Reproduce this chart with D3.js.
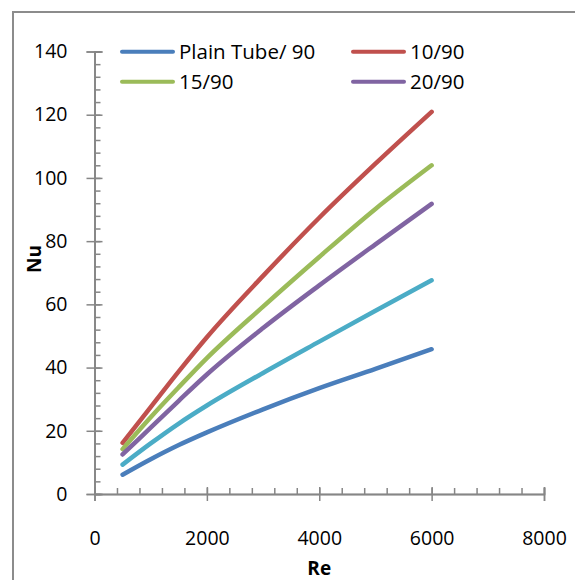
<!DOCTYPE html>
<html>
<head>
<meta charset="utf-8">
<script src="https://cdn.jsdelivr.net/npm/d3@7"></script>
<style>
  body { margin: 0; background: #fff; }
  #chart text { font-family: "Open Sans", "Noto Sans", sans-serif; fill: #000; }
</style>
</head>
<body>
<div id="chart"></div>
<script>
(function () {

  // data
  const reValues = [500, 1000, 1500, 2000, 3000, 4000, 5000, 6000];
  const seriesNames = ["Plain Tube/ 90", "10/90", "15/90", "20/90", ""];
  const plainTube = [6.1, 11.0, 15.5, 19.5, 26.8, 33.5, 39.6, 45.8];
  const tape10 = [16.2, 27.5, 38.8, 49.6, 69.0, 87.4, 104.5, 120.9];
  const tape15 = [14.2, 24.3, 33.8, 43.0, 59.3, 75.0, 90.2, 104.0];
  const tape20 = [12.5, 21.0, 29.5, 37.8, 52.5, 66.0, 79.0, 91.8];
  const extra = [9.3, 16.0, 22.3, 28.0, 38.3, 48.2, 58.0, 67.6];
  const xTicks = [0, 2000, 4000, 6000, 8000];
  const yTicks = [0, 20, 40, 60, 80, 100, 120, 140];

  const colors = ["#4a7ebb", "#c0504d", "#9bbb59", "#8064a2", "#4bacc6"];
  const allSeries = [plainTube, tape10, tape15, tape20, extra];

  const W = 575, H = 580;
  const svg = d3.select("#chart").append("svg")
    .attr("width", W)
    .attr("height", H);

  // outer chart frame
  svg.append("rect")
    .attr("x", 13)
    .attr("y", 12)
    .attr("width", W + 20)
    .attr("height", H + 20)
    .attr("fill", "none")
    .attr("stroke", "#8c8c8c")
    .attr("stroke-width", 2);

  const x = d3.scaleLinear().domain([0, 8000]).range([94.5, 544]);
  const y = d3.scaleLinear().domain([0, 140]).range([494, 51.5]);

  const axisColor = "#868686";

  // y axis
  const yMinor = d3.range(0, 141, 4);
  const gy = svg.append("g").attr("transform", `translate(${x(0)},0)`);
  gy.append("g")
    .call(d3.axisRight(y).tickValues(yMinor).tickSize(6).tickFormat(""));
  gy.append("g")
    .call(d3.axisRight(y).tickValues(yTicks).tickSize(8).tickFormat(""));
  gy.append("g")
    .call(d3.axisLeft(y).tickValues(yTicks).tickSize(8).tickPadding(19));

  // x axis
  const xMinor = d3.range(0, 8001, 400);
  const gx = svg.append("g").attr("transform", `translate(0,${y(0)})`);
  gx.append("g")
    .call(d3.axisTop(x).tickValues(xMinor).tickSize(6).tickFormat(""));
  gx.append("g")
    .call(d3.axisTop(x).tickValues(xTicks).tickSize(7).tickFormat(""));
  gx.append("g")
    .call(d3.axisBottom(x).tickValues(xTicks).tickSize(7).tickPadding(30).tickFormat(d3.format("d")));

  svg.selectAll(".domain, .tick line")
    .attr("stroke", axisColor)
    .attr("stroke-width", 1.5);
  svg.selectAll(".tick text")
    .style("font-size", "19.5px");

  // axis titles
  svg.append("text")
    .attr("x", x(4000))
    .attr("y", 575)
    .attr("text-anchor", "middle")
    .style("font-size", "19px")
    .style("font-weight", "700")
    .text("Re");

  svg.append("text")
    .attr("transform", "translate(41,259) rotate(-90)")
    .attr("text-anchor", "middle")
    .style("font-size", "19px")
    .style("font-weight", "700")
    .text("Nu");

  // lines
  const line = d3.line()
    .x((d, i) => x(reValues[i]))
    .y(d => y(d))
    .curve(d3.curveMonotoneX);

  svg.selectAll(".series")
    .data(allSeries)
    .join("path")
    .attr("class", "series")
    .attr("d", d => line(d))
    .attr("fill", "none")
    .attr("stroke", (d, i) => colors[i])
    .attr("stroke-width", 4.5)
    .attr("stroke-linecap", "round")
    .attr("stroke-linejoin", "round");

  // legend (only four entries shown)
  const legendPos = [
    { lx: 122, ly: 51.7 },
    { lx: 353, ly: 51.7 },
    { lx: 122, ly: 81.7 },
    { lx: 353, ly: 81.7 }
  ];
  const legendOrder = [0, 1, 2, 3];

  const leg = svg.append("g")
    .selectAll("g")
    .data(legendOrder)
    .join("g")
    .attr("transform", (d, i) => `translate(${legendPos[i].lx},${legendPos[i].ly})`);

  leg.append("line")
    .attr("x1", 0)
    .attr("x2", 51)
    .attr("stroke", d => colors[d])
    .attr("stroke-width", 4)
    .attr("stroke-linecap", "round");

  leg.append("text")
    .attr("x", 57)
    .attr("dy", "0.35em")
    .style("font-size", "20.5px")
    .text(d => seriesNames[d]);

})();
</script>
</body>
</html>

→ Instructions to follow: Make a list of all lines in the data that contain "chart".

→ Problem solution:
Reproduce this chart with D3.js.
  #chart text { font-family: "Open Sans", "Noto Sans", sans-serif; fill: #000; }
<div id="chart"></div>
  const svg = d3.select("#chart").append("svg")
  // outer chart frame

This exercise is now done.